Dari keterangan yang telah dipaparkan, kita bisa menarik keasimpulan, bahwa al-Firqah al-Nâjiyah (kelompok yang selamat dari api neraka) adalah kelompok umat Islam. Kemudia persoalan terpecah belahnya umat Islam menjadi tujuh puluh tiga golongan adalah persoalan yang diperdebatkan panjang lebar oleh para ulama (al-mukhtalaf fîhâ). dan soal pendapat mana yang kuat, kita yakini saja semua ulama mempunyai landasan masing-masing yang menurut mereka kuat. Yang terpenting adalah bagaimana kita menyikapi persoalan tersebut dengan bijaksana dan toleran. Baik terhadap kelompok-kelompok non Muslim, atau terlebih terhadap kelompok-kelompok umat Islam. 

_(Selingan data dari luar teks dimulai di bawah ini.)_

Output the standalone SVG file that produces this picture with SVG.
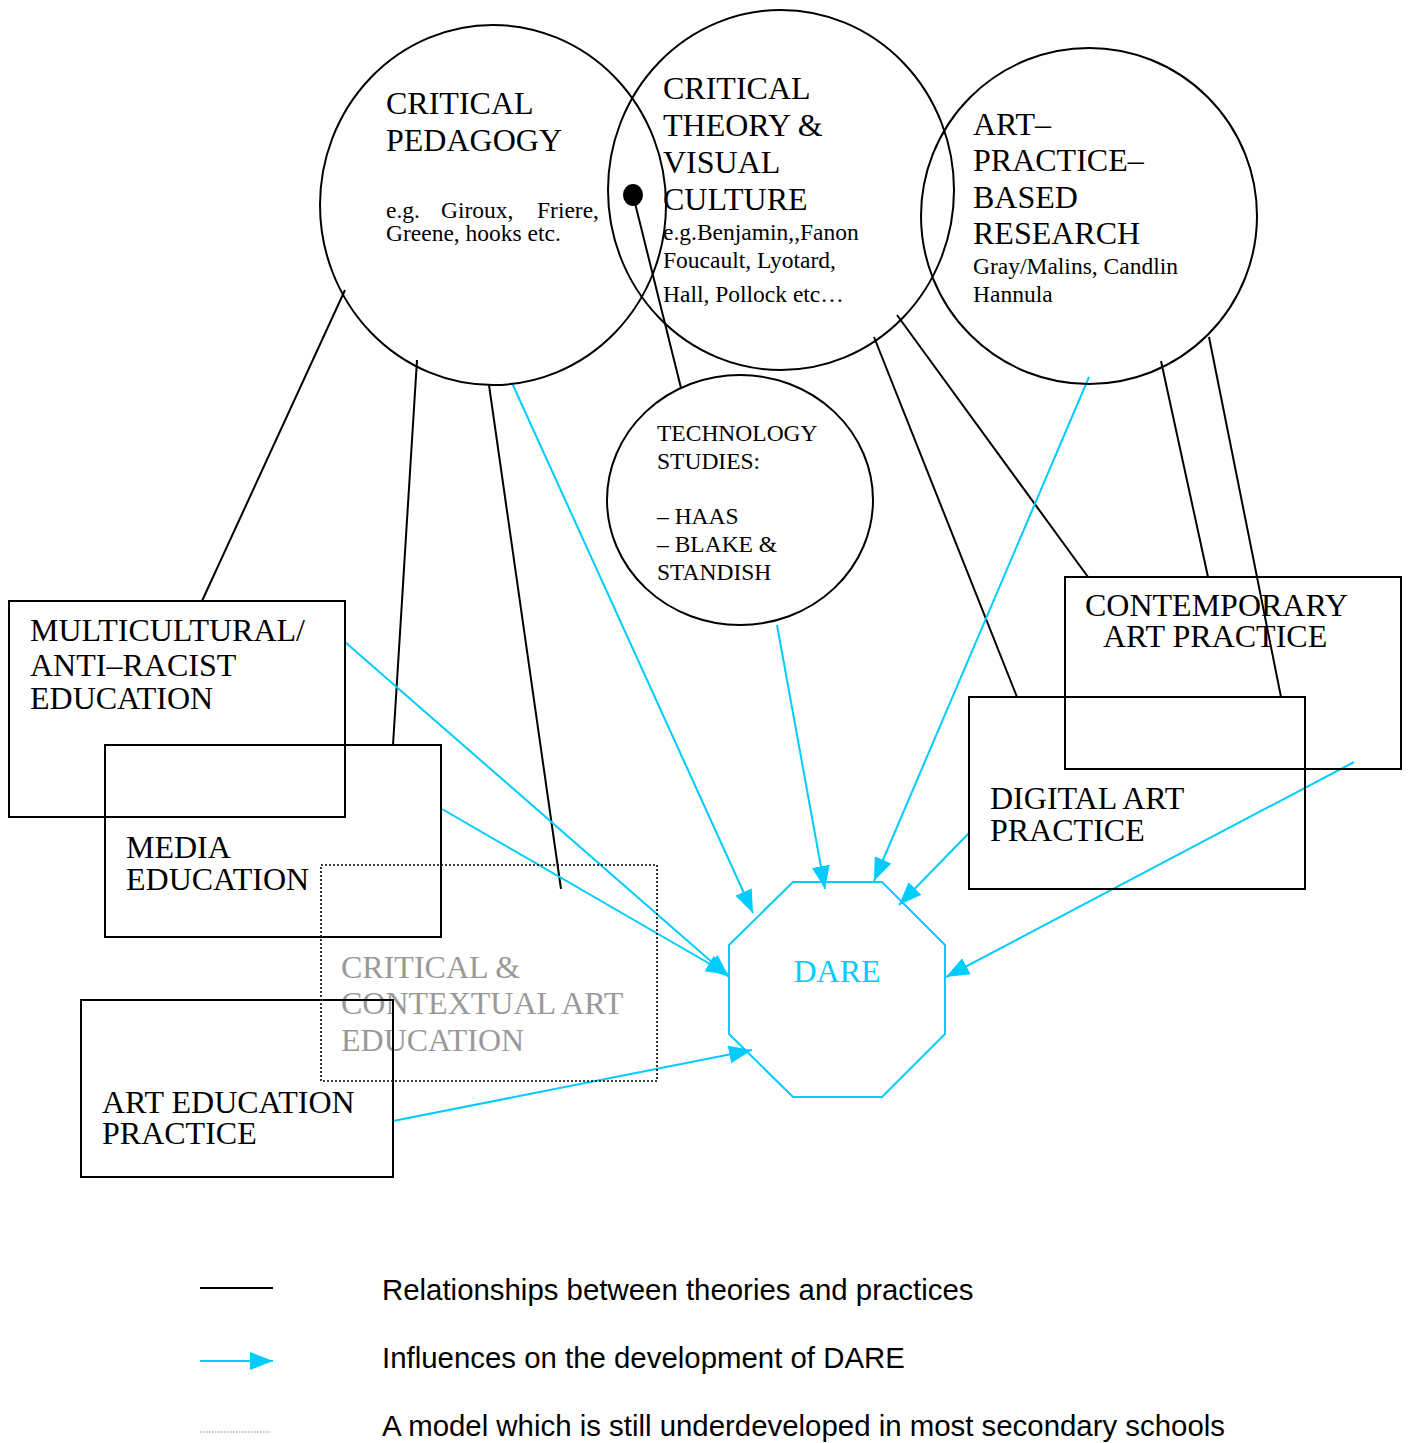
<svg xmlns="http://www.w3.org/2000/svg" width="1408" height="1443" viewBox="0 0 1408 1443">
<style>
.shape{fill:none;stroke:#000;stroke-width:2}
.dotted{fill:none;stroke:#000;stroke-width:1.6;stroke-dasharray:2,2}
.rel{stroke:#000;stroke-width:2;fill:none}
.inf{stroke:#00CCFF;stroke-width:2;fill:none;marker-end:url(#ah)}
.t{font-family:"Liberation Serif","Times New Roman",serif;font-size:32px;fill:#000}
.s{font-family:"Liberation Serif","Times New Roman",serif;font-size:23.5px;fill:#000}
.g{fill:#999}
.leg{font-family:"Liberation Sans",Arial,sans-serif;font-size:29.4px;fill:#000}
</style>
<defs>
<marker id="ah" markerUnits="userSpaceOnUse" markerWidth="24" markerHeight="20" viewBox="0 0 24 20" refX="23" refY="10" orient="auto">
<path d="M0,1 L23,10 L0,19 z" fill="#00CCFF"/>
</marker>
</defs>
<rect width="1408" height="1443" fill="#fff"/>

<g id="connectors">
<line class="rel" x1="345" y1="290" x2="202" y2="601"/>
<line class="rel" x1="417" y1="360" x2="393" y2="745"/>
<line class="rel" x1="489" y1="385" x2="561" y2="889"/>
<line class="rel" x1="633" y1="195" x2="681" y2="388"/>
<ellipse cx="633" cy="195" rx="10" ry="11" fill="#000"/>
<line class="rel" x1="874" y1="337" x2="1017" y2="697"/>
<line class="rel" x1="897" y1="315" x2="1088" y2="577"/>
<line class="rel" x1="1161" y1="361" x2="1208" y2="577"/>
<line class="rel" x1="1209" y1="337" x2="1281" y2="697"/>

<line class="inf" x1="512" y1="383" x2="753" y2="913"/>
<line class="inf" x1="345" y1="642" x2="729" y2="977"/>
<line class="inf" x1="442" y1="809" x2="729" y2="975"/>
<line class="inf" x1="393" y1="1121" x2="752" y2="1050"/>
<line class="inf" x1="777" y1="625" x2="825" y2="889"/>
<line class="inf" x1="1089" y1="377" x2="874" y2="881"/>
<line class="inf" x1="969" y1="833" x2="899" y2="905"/>
<line class="inf" x1="1354" y1="762" x2="946" y2="977"/>
</g>

<g id="critical-pedagogy">
<ellipse class="shape" cx="493" cy="205" rx="173" ry="180"/>
<text class="t" x="386" y="114">CRITICAL</text>
<text class="t" x="386" y="151">PEDAGOGY</text>
<text class="s" x="386" y="218">e.g.</text>
<text class="s" x="441" y="218">Giroux,</text>
<text class="s" x="537" y="218">Friere,</text>
<text class="s" x="386" y="241">Greene, hooks etc.</text>
</g>

<g id="critical-theory">
<ellipse class="shape" cx="781" cy="190" rx="173" ry="180"/>
<text class="t" x="663" y="99">CRITICAL</text>
<text class="t" x="663" y="136">THEORY &amp;</text>
<text class="t" x="663" y="173">VISUAL</text>
<text class="t" x="663" y="210">CULTURE</text>
<text class="s" x="663" y="240">e.g.Benjamin,,Fanon</text>
<text class="s" x="663" y="268">Foucault, Lyotard,</text>
<text class="s" x="663" y="302">Hall, Pollock etc…</text>
</g>

<g id="art-practice-based-research">
<ellipse class="shape" cx="1089" cy="216" rx="168" ry="168"/>
<text class="t" x="973" y="135">ART–</text>
<text class="t" x="973" y="171">PRACTICE–</text>
<text class="t" x="973" y="208">BASED</text>
<text class="t" x="973" y="244">RESEARCH</text>
<text class="s" x="973" y="274">Gray/Malins, Candlin</text>
<text class="s" x="973" y="302">Hannula</text>
</g>

<g id="technology-studies">
<ellipse class="shape" cx="740" cy="500" rx="133" ry="125"/>
<text class="s" x="657" y="441">TECHNOLOGY</text>
<text class="s" x="657" y="469">STUDIES:</text>
<text class="s" x="657" y="524">– HAAS</text>
<text class="s" x="657" y="552">– BLAKE &amp;</text>
<text class="s" x="657" y="580">STANDISH</text>
</g>

<g id="multicultural">
<rect class="shape" x="9" y="601" width="336" height="216"/>
<text class="t" x="30" y="641">MULTICULTURAL/</text>
<text class="t" x="30" y="676">ANTI–RACIST</text>
<text class="t" x="30" y="709">EDUCATION</text>
</g>

<g id="media-education">
<rect class="shape" x="105" y="745" width="336" height="192"/>
<text class="t" x="126" y="858">MEDIA</text>
<text class="t" x="126" y="890">EDUCATION</text>
</g>

<g id="critical-contextual">
<rect class="dotted" x="321" y="865" width="336" height="216"/>
<text class="t g" x="341" y="978">CRITICAL &amp;</text>
<text class="t g" x="341" y="1014">CONTEXTUAL ART</text>
<text class="t g" x="341" y="1051">EDUCATION</text>
</g>

<g id="art-education-practice">
<rect class="shape" x="81" y="1000" width="312" height="177"/>
<text class="t" x="102" y="1113">ART EDUCATION</text>
<text class="t" x="102" y="1144">PRACTICE</text>
</g>

<g id="contemporary-art-practice">
<rect class="shape" x="1065" y="577" width="336" height="192"/>
<text class="t" x="1085" y="616">CONTEMPORARY</text>
<text class="t" x="1103" y="647">ART PRACTICE</text>
</g>

<g id="digital-art-practice">
<rect class="shape" x="969" y="697" width="336" height="192"/>
<text class="t" x="990" y="809">DIGITAL ART</text>
<text class="t" x="990" y="841">PRACTICE</text>
</g>

<g id="dare">
<polygon points="793,882 882,882 945,945 945,1034 882,1097 793,1097 729,1034 729,945" fill="none" stroke="#00CCFF" stroke-width="2"/>
<text x="837" y="982" text-anchor="middle" style="font-family:'Liberation Serif','Times New Roman',serif;font-size:32px;fill:#00CCFF">DARE</text>
</g>

<g id="legend">
<line x1="200" y1="1288" x2="273" y2="1288" stroke="#000" stroke-width="2"/>
<line class="inf" x1="200" y1="1361" x2="273" y2="1361"/>
<line x1="200" y1="1432" x2="270" y2="1432" stroke="#888" stroke-width="1.2" stroke-dasharray="1.5,1.5"/>
<text class="leg" x="382" y="1300">Relationships between theories and practices</text>
<text class="leg" x="382" y="1368">Influences on the development of DARE</text>
<text class="leg" x="382" y="1436">A model which is still underdeveloped in most secondary schools</text>
</g>
</svg>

Problematika penyesatan (menuduh sesat) dan pengkafiran spontan, tergesa-gesa tanpa didahului penelitian yang akurat dan landasan yang kuat itu termasuk kesalahan yang fatal.  Bahkan ketika kesesatan tersebut telah nyata dan ditetapkan kepada suatu kelompok, maka kita pun tidak boleh bersikap anarki, sewenang-wenang dan sejenisnya. Tapi sikap kita dalam konteks seperti ini adalah menunjukkan mereka terhadap jalan yang benar, menasehati dan mendoakan mereka dengan kebaikan. Mungkin saja kesesatan tersebut timbul dari ketidaktahuan mereka dan sebagianya. Sebagaimana nasehat yang sering disampaikan oleh Abuya Prof. Abdullah Muhammad Baharun kepada anak-anak didiknya, "Kita harus menghormati dua kalimat syahadat, begitu pun terhadap orang-orang yang mengucapkannya. Karena kedudukan mereka sangat agung. Mereka tidak boleh dikafirkan kecuali ketika mereka berbuat kekufuran secara nyata". Oleh karena itu,  jika dalam persoalan pokok-pokok agama saja kita harus bersikap demikian apa lagi dalam persoalan fiqih yang relatif bersifat dzanni (asumtif) dan terdapat banyak pendapat? Wallahu a'lam.

Hadramaut, 4 Maret 2013.

(*) opini penulis dan alih bahasa dari sebuah judul dalam malzamah mata kuliah al-firaq wa al-tayyarât al-fikriyah al-mu'âshirah.